Daylight savings time ends at 2 a.m. local time on Sunday morning November 7th, in all states except Arizona and Hawaii, giving those working hard in the struggling economy an extra hour of much needed rest.  All states except for Arizona and Hawaii chose to adopt the Uniform Time Act of 1966, which codified the country’s “Fall Back, Spring Ahead” practice. Every year on the first Sunday in November clocks are set back one hour, and on the second Sunday in March, clocks are set ahead one hour.

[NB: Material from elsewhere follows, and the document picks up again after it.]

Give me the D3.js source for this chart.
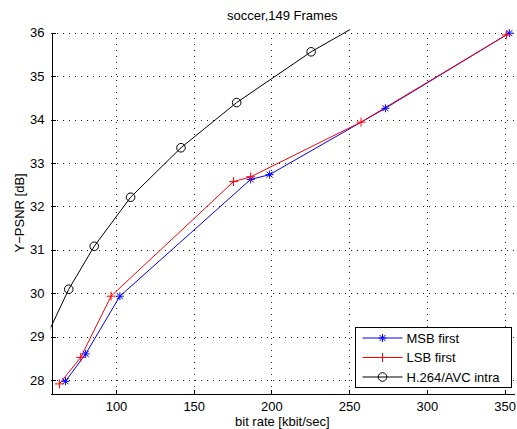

Ben Franklin is often credited with initiating the Fall Back, Spring Ahead clock tweaking, but he only proposed a time change in jest to tease the Parisians who were not inclined to follow his “early to bed, early to rise” philosophy.  In fact the idea for daylight savings time was first proposed in 1895 by George Vernon Hudson, an entomologist in New Zealand who valued after-hours daylight because of his hobby of collecting insects.  Hudson proposed a two hour daylight shift in a paper to the Wellington Philosophical Society.  He reasoned the practice would “bring working hours of the day within the period of daylight”.

Hudson’s proposal was received with mixed reactions according to records, and three years later he refined the idea, arguing that adjusting the clocks twice a year would allow the early morning daylight hours to be utilized, and “a long period of daylight leisure would be made available in the evening for cricket, gardening, cycling, or any other outdoor pursuit”.

Nineteen years later, Germany was the first country to formally adopt daylight savings time, in order to reduce energy demand during World War I.